Set problem: Look for the string "this" and copy every line that has it.

Excerpted data:

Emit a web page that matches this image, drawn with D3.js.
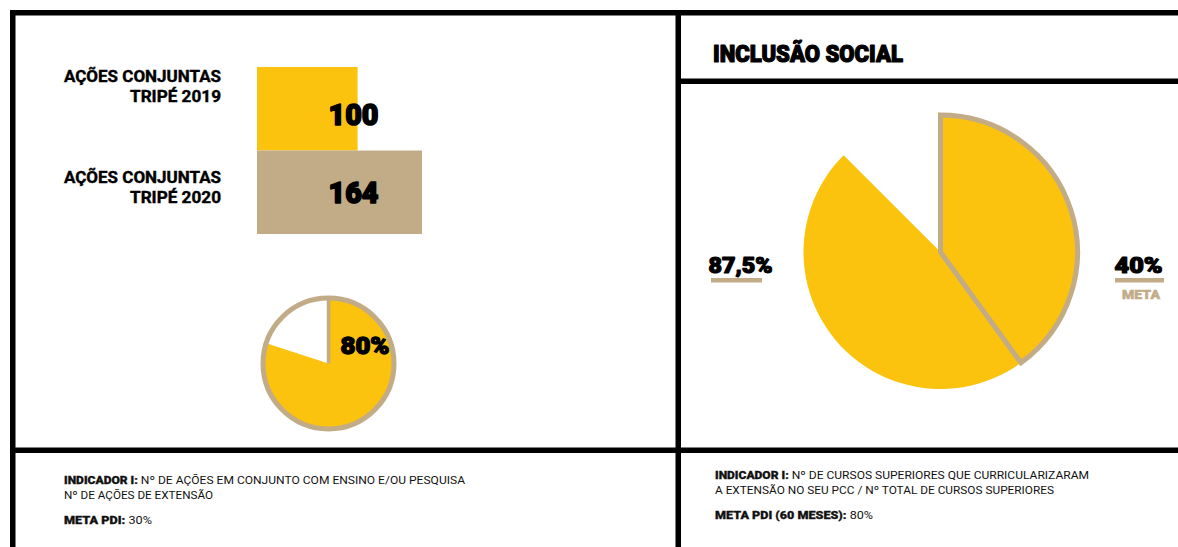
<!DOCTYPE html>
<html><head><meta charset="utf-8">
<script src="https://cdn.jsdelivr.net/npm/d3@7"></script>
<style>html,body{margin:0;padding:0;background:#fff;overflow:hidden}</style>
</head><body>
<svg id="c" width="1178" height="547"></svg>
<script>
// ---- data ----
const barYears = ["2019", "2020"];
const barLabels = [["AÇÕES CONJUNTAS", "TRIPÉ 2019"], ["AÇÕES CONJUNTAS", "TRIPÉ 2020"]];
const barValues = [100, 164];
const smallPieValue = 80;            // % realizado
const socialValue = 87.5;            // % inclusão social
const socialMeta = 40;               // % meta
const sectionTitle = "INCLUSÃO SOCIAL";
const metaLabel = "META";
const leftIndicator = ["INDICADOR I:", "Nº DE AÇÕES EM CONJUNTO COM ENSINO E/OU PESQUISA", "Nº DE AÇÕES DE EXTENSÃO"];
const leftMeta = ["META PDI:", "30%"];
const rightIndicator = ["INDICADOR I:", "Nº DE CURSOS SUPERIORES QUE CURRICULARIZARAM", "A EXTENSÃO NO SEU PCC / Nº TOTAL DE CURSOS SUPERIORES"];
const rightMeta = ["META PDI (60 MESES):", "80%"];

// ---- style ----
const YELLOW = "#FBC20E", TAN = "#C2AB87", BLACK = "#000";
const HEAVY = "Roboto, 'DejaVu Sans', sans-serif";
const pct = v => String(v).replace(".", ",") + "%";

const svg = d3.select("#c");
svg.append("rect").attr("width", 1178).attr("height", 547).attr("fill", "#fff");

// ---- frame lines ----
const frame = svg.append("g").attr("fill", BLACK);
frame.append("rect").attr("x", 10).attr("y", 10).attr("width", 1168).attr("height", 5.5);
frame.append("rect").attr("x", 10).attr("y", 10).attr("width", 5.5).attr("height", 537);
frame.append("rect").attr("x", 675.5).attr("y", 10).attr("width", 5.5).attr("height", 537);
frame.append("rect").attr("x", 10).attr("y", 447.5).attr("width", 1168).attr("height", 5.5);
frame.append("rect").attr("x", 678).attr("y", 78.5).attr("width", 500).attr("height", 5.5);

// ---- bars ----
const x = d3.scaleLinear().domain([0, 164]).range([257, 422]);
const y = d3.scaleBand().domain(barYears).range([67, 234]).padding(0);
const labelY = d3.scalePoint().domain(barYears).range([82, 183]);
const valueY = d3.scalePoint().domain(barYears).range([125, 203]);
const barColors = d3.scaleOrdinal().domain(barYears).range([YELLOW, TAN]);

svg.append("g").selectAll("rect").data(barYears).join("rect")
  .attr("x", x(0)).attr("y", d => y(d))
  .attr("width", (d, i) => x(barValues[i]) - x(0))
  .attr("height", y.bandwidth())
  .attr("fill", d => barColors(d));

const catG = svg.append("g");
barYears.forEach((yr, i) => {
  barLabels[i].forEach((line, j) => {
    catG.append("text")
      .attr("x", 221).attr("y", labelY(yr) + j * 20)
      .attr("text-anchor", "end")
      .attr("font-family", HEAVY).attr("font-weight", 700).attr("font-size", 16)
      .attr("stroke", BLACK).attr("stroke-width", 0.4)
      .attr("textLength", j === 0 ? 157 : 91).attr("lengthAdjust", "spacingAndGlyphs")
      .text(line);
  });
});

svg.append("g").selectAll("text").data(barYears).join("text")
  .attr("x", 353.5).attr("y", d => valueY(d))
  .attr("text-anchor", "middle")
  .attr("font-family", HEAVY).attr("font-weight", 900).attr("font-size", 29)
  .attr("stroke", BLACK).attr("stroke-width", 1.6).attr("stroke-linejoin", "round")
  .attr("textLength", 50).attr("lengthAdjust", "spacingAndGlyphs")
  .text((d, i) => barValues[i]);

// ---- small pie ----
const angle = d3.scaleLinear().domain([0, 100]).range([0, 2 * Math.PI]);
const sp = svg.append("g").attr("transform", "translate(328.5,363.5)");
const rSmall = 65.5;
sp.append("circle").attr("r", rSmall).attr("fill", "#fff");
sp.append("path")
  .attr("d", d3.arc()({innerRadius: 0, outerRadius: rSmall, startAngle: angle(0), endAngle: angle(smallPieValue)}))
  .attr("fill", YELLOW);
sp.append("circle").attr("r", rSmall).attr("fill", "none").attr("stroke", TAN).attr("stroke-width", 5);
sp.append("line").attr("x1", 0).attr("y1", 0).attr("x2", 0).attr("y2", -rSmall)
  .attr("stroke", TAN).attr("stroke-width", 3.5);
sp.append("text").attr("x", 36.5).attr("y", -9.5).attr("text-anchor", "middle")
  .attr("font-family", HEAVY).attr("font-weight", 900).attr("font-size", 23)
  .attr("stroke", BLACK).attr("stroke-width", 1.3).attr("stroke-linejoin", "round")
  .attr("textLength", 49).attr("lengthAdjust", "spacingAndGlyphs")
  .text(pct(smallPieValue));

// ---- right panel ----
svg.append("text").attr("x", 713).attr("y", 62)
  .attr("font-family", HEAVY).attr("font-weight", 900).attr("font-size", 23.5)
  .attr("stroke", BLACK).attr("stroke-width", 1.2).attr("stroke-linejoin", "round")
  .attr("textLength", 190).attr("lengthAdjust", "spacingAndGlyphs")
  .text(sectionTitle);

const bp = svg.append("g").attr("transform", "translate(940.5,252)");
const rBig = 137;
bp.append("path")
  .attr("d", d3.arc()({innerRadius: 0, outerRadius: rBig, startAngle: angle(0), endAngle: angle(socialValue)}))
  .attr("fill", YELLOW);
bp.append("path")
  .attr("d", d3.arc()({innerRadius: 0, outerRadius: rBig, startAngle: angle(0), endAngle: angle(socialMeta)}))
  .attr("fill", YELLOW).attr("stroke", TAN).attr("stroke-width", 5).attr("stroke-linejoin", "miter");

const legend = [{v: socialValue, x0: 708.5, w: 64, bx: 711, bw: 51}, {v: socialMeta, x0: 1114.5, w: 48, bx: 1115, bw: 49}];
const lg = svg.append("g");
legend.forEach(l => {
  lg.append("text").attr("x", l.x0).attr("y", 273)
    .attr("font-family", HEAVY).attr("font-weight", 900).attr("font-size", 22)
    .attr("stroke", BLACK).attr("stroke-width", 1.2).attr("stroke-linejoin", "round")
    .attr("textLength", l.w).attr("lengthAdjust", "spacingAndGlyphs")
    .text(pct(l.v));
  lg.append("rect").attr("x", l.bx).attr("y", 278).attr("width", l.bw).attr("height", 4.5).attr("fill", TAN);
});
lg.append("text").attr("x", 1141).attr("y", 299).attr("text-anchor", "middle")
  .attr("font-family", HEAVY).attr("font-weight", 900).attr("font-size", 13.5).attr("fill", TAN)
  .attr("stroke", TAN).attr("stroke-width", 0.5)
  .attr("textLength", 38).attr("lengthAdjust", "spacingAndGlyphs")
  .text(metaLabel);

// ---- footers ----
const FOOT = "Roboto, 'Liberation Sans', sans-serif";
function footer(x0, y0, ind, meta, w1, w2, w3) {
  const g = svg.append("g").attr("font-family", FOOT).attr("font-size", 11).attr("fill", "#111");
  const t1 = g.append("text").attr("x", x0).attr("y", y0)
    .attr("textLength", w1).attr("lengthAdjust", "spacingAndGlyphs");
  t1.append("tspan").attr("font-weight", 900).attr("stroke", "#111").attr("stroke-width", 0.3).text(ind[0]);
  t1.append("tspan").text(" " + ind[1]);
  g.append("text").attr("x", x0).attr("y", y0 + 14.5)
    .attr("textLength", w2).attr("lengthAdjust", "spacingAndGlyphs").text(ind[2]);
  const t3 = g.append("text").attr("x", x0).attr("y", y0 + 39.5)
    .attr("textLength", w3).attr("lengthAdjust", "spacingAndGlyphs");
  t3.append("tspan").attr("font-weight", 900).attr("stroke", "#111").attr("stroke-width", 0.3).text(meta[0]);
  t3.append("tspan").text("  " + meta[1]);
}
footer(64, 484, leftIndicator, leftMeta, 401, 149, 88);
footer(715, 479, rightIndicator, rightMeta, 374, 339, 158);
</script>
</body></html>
==
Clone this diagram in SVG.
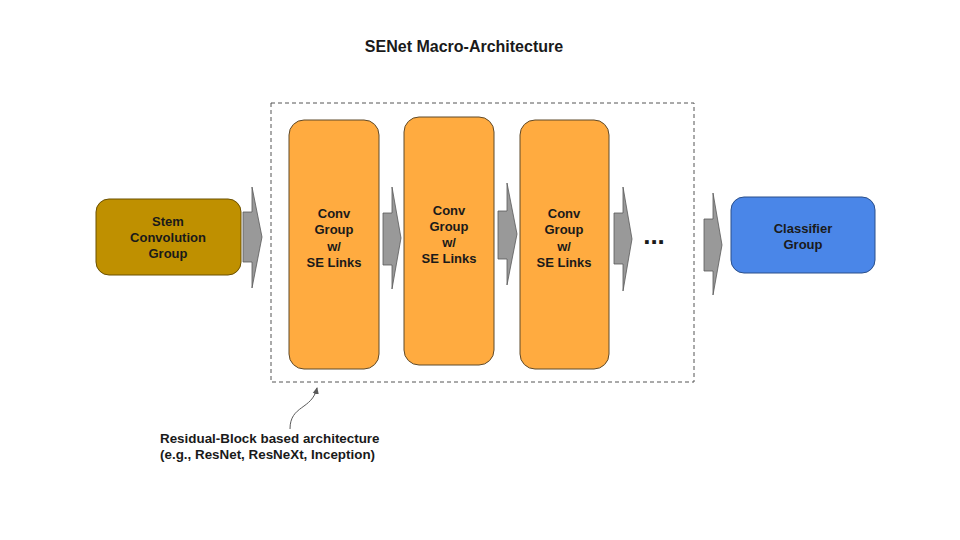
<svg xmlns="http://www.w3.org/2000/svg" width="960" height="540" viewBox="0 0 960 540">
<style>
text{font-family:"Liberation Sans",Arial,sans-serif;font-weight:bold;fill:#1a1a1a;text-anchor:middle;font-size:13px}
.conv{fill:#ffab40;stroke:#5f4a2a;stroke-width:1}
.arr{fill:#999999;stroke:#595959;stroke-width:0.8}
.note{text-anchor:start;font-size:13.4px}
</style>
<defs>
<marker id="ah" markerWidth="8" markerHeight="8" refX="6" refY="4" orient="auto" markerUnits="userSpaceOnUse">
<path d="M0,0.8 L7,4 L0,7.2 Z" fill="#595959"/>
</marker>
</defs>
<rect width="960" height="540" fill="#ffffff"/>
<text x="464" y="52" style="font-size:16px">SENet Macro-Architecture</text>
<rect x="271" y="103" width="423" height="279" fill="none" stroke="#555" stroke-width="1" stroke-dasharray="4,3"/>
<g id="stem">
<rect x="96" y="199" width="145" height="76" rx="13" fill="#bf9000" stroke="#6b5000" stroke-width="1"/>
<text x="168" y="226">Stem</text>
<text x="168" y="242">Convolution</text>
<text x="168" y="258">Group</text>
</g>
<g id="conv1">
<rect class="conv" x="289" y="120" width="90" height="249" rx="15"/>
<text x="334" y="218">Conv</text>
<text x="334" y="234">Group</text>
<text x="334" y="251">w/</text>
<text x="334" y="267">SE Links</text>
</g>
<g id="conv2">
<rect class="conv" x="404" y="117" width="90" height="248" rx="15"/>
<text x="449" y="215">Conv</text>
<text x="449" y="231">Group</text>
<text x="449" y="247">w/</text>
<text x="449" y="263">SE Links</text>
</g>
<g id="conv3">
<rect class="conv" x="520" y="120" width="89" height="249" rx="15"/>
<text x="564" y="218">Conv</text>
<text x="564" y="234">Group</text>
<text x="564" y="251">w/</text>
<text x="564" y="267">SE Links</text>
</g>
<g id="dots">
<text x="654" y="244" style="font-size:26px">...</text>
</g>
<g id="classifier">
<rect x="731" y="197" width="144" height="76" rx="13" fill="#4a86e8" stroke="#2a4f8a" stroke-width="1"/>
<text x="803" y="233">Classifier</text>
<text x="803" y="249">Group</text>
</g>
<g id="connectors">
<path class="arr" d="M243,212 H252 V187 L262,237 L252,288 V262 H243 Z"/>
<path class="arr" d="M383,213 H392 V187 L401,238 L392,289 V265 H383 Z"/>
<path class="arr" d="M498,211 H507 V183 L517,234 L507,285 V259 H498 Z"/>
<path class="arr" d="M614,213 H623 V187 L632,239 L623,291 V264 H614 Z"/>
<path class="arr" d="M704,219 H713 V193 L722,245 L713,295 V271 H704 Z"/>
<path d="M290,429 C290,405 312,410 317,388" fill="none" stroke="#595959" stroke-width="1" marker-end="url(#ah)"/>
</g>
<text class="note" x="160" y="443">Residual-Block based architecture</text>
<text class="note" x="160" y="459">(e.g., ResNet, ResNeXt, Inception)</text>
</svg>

Exercise solution:
Emit a web page that matches this image, drawn with D3.js.
Clone this diagram in SVG.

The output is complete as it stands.